Skymark, which aims to have a business recovery plan in place by the end of May, trails the nation’s two biggest carriers in landing slots at Haneda. Japan Airlines Co. has 40 percent and ANA Holdings Inc. 37 percent, according to the transport ministry.
Nearly twice as many travelers now pass through Haneda as through Narita, 70 km east of Tokyo, according to the IATA data. Skymark’s low-cost-carrier rivals — including Peach Aviation Ltd., Spring Airlines and Jetstar Japan Co. — operate from Narita, according to the CAPA Center for Aviation.
Peach, 39 percent owned by ANA, has indicated it would like to use nighttime international slots at Haneda, according to CAPA.
“It was inevitable the new LCCs would aspire to fly from Haneda,” CAPA said in a Jan. 30 report.

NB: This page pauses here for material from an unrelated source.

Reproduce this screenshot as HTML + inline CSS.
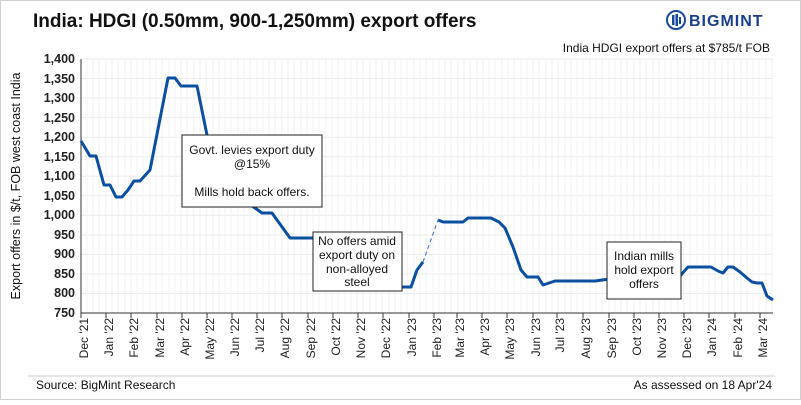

Though it will be a while before the budget carriers are able to get daytime slots there, their push “makes Skymark’s turnaround all the more imperative.”
Last month’s bankruptcy filing wiped out more than 90 percent of Skymark’s market value amid concerns that the company might not have enough cash to meet a penalty for six canceled Airbus Group NV A380 planes, worth $2.5 billion in list prices. Skymark also has struggled to fill planes, prompting it to halt some flights and cease all its Narita operations. The stock will be delisted March 1.

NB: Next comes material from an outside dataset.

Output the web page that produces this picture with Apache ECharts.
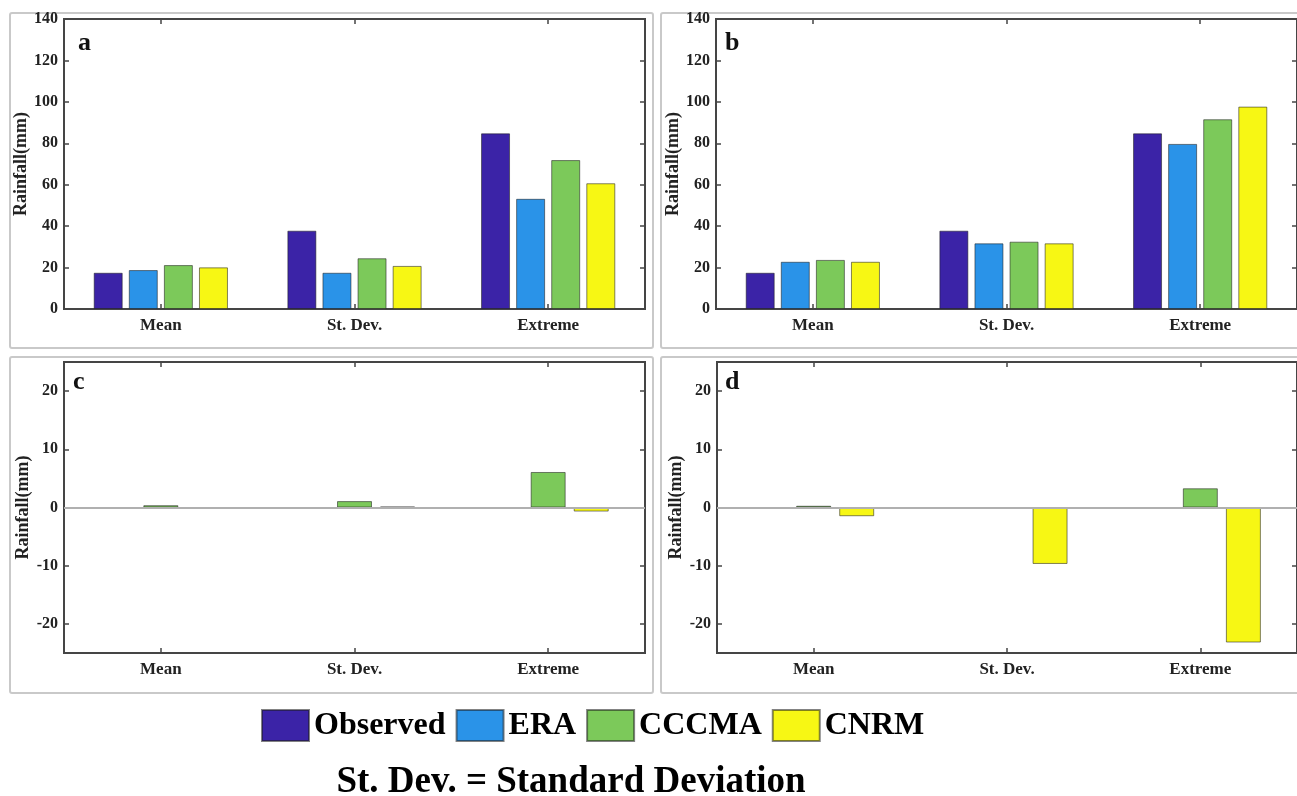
<!DOCTYPE html>
<html>
<head>
<meta charset="utf-8">
<script src="https://cdn.jsdelivr.net/npm/echarts@6/dist/echarts.min.js"></script>
<style>
html,body{margin:0;padding:0;background:#fff;}
#chart{width:1297px;height:796px;}
</style>
</head>
<body>
<div id="chart"></div>
<script>
// ---- Data ----
const categories = ['Mean', 'St. Dev.', 'Extreme'];
const seriesNames = ['Observed', 'ERA', 'CCCMA', 'CNRM'];
const topTicks = [0, 20, 40, 60, 80, 100, 120, 140];
const bottomTicks = [-20, -10, 0, 10, 20];

// panel a
const aObserved = [17.5, 37.8, 84.8];
const aERA = [18.8, 17.5, 53.2];
const aCCCMA = [21.2, 24.5, 71.9];
const aCNRM = [20.1, 20.8, 60.7];
// panel b
const bObserved = [17.5, 37.8, 84.8];
const bERA = [22.8, 31.7, 79.7];
const bCCCMA = [23.7, 32.5, 91.6];
const bCNRM = [22.8, 31.7, 97.7];
// panel c
const cERA = [0, 0, 0];
const cCCCMA = [0.4, 1.1, 6.1];
const cCNRM = [0, 0.15, -0.7];
// panel d
const dERA = [0, 0, 0];
const dCCCMA = [0.3, -0.2, 3.3];
const dCNRM = [-1.5, -9.7, -23.2];

const colors = {Observed: '#3B23A7', ERA: '#2A93E8', CCCMA: '#7CC95A', CNRM: '#F7F714'};
const FONT = "'Liberation Serif', 'DejaVu Serif', serif";
const AXC = '#454545';

const grids = [
  {left: 64, top: 19, width: 581, height: 290},
  {left: 716, top: 19, width: 581, height: 290},
  {left: 64, top: 362, width: 581, height: 291},
  {left: 717, top: 362, width: 580, height: 291}
];
const nameGaps = [34, 32, 31, 32];

const xAxes = [], yAxes = [];
grids.forEach((g, i) => {
  g.show = true; g.borderColor = AXC; g.borderWidth = 2; g.backgroundColor = '#fff';
  // bottom
  xAxes.push({type: 'category', gridIndex: i, data: categories, position: 'bottom',
    axisLine: {show: false, onZero: false},
    axisTick: {show: true, inside: true, alignWithLabel: true, length: 5, lineStyle: {color: AXC, width: 1.5}},
    axisLabel: {show: true, margin: 8, color: '#222', fontFamily: FONT, fontWeight: 'bold', fontSize: 17},
    splitLine: {show: false}});
  // top
  xAxes.push({type: 'category', gridIndex: i, data: categories, position: 'top',
    axisLine: {show: false, onZero: false},
    axisTick: {show: true, inside: true, alignWithLabel: true, length: 5, lineStyle: {color: AXC, width: 1.5}},
    axisLabel: {show: false}, splitLine: {show: false}});
  const isTop = i < 2;
  const ticks = isTop ? topTicks : bottomTicks;
  const yCommon = {type: 'value', gridIndex: i,
    min: isTop ? 0 : -25, max: isTop ? 140 : 25,
    axisLine: {show: false, onZero: false}, splitLine: {show: false}};
  yAxes.push(Object.assign({}, yCommon, {position: 'left',
    name: 'Rainfall(mm)', nameLocation: 'middle', nameRotate: 90,
    nameGap: nameGaps[i],
    nameTextStyle: {fontFamily: FONT, fontWeight: 'bold', fontSize: 18, color: '#222'},
    axisTick: {show: true, inside: true, length: 5, customValues: ticks, lineStyle: {color: AXC, width: 1.5}},
    axisLabel: {show: true, margin: 6, customValues: ticks, color: '#222', fontFamily: FONT, fontWeight: 'bold', fontSize: 16}}));
  yAxes.push(Object.assign({}, yCommon, {position: 'right',
    axisTick: {show: true, inside: true, length: 5, customValues: ticks, lineStyle: {color: AXC, width: 1.5}},
    axisLabel: {show: false}}));
});

function barSeries(name, data, gi, bw, gap) {
  return {
    type: 'bar', name: name, data: data,
    xAxisIndex: gi * 2, yAxisIndex: gi * 2,
    barWidth: bw, barGap: gap,
    itemStyle: {color: colors[name], borderColor: 'rgba(30,30,30,0.55)', borderWidth: 1},
    emphasis: {disabled: true}, animation: false
  };
}
function zeroLine() {
  return {silent: true, symbol: 'none', label: {show: false},
    lineStyle: {color: '#b0b0b0', type: 'solid', width: 2},
    data: [{yAxis: 0}], animation: false};
}

const series = [
  barSeries('Observed', aObserved, 0, 29, '21%'),
  barSeries('ERA', aERA, 0, 29, '21%'),
  barSeries('CCCMA', aCCCMA, 0, 29, '21%'),
  barSeries('CNRM', aCNRM, 0, 29, '21%'),
  barSeries('Observed', bObserved, 1, 29, '21%'),
  barSeries('ERA', bERA, 1, 29, '21%'),
  barSeries('CCCMA', bCCCMA, 1, 29, '21%'),
  barSeries('CNRM', bCNRM, 1, 29, '21%'),
  Object.assign(barSeries('ERA', cERA, 2, 35, '23%'), {markLine: zeroLine(), z: 1}),
  Object.assign(barSeries('CCCMA', cCCCMA, 2, 35, '23%'), {z: 3}),
  Object.assign(barSeries('CNRM', cCNRM, 2, 35, '23%'), {z: 3}),
  Object.assign(barSeries('ERA', dERA, 3, 35, '23%'), {markLine: zeroLine(), z: 1}),
  Object.assign(barSeries('CCCMA', dCCCMA, 3, 35, '23%'), {z: 3}),
  Object.assign(barSeries('CNRM', dCNRM, 3, 35, '23%'), {z: 3})
];

function frame(x, y, w, h) {
  return {type: 'rect', shape: {x: x, y: y, width: w, height: h, r: 2}, z: -10,
    style: {fill: '#fff', stroke: '#c9c9c9', lineWidth: 2}};
}
function letter(t, x, y) {
  return {type: 'text', x: x, y: y, z: 100,
    style: {text: t, fill: '#111', font: "bold 26px " + FONT, textAlign: 'left', textVerticalAlign: 'middle'}};
}

const option = {
  backgroundColor: '#fff',
  animation: false,
  grid: grids,
  xAxis: xAxes,
  yAxis: yAxes,
  series: series,
  legend: {
    data: seriesNames, left: 261, top: 709, padding: 0,
    itemWidth: 47, itemHeight: 31, itemGap: 10, icon: 'rect',
    textStyle: {fontFamily: FONT, fontWeight: 'bold', fontSize: 32, color: '#000', lineHeight: 31},
    selectedMode: false
  },
  graphic: [
    frame(10, 13, 643, 335),
    frame(661, 13, 640, 335),
    frame(10, 357, 643, 336),
    frame(661, 357, 640, 336),
    letter('a', 78, 43),
    letter('b', 725, 43),
    letter('c', 73, 382),
    letter('d', 725, 382),
    {type: 'text', x: 571, y: 782, z: 100,
      style: {text: 'St. Dev. = Standard Deviation', fill: '#000', font: "bold 37px " + FONT,
        textAlign: 'center', textVerticalAlign: 'middle'}}
  ]
};

const chart = echarts.init(document.getElementById('chart'), null, {renderer: 'canvas'});
chart.setOption(option);
</script>
</body>
</html>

Along with the bankruptcy filing, Skymark President Shinichi Nishikubo stepped down Jan. 28 and was replaced by Chief Financial Officer Masakazu Arimori.
If creditors approve, Skymark’s recovery plan would be implemented by the end of July, according to a note for participants at a Feb. 4 meeting in Tokyo. The carrier will get restructuring support from private-equity firm Integral.
Integral partner Nobuo Sayama said in a Feb. 10 interview in Tokyo that if necessary the firm can invest even more than the ¥9 billion it has already pledged for Skymark.
After the restructuring, Integral would consider relisting Skymark or selling it outright, Sayama said. The fund is seeking capital and business support for Skymark from various sectors, Sayama said.
“This is going to be a relatively long investment,” Sayama said. “We need to find options which Skymark employees are happy with.”
Skymark first flagged in July that it might not be able to stay in business after Airbus canceled the A380 order — having questioned Skymark’s ability to pay for the planes — and then demanded a penalty payment. Skymark reduced its fleet and sought tie ups with JAL and ANA in an unsuccessful attempt to avoid bankruptcy.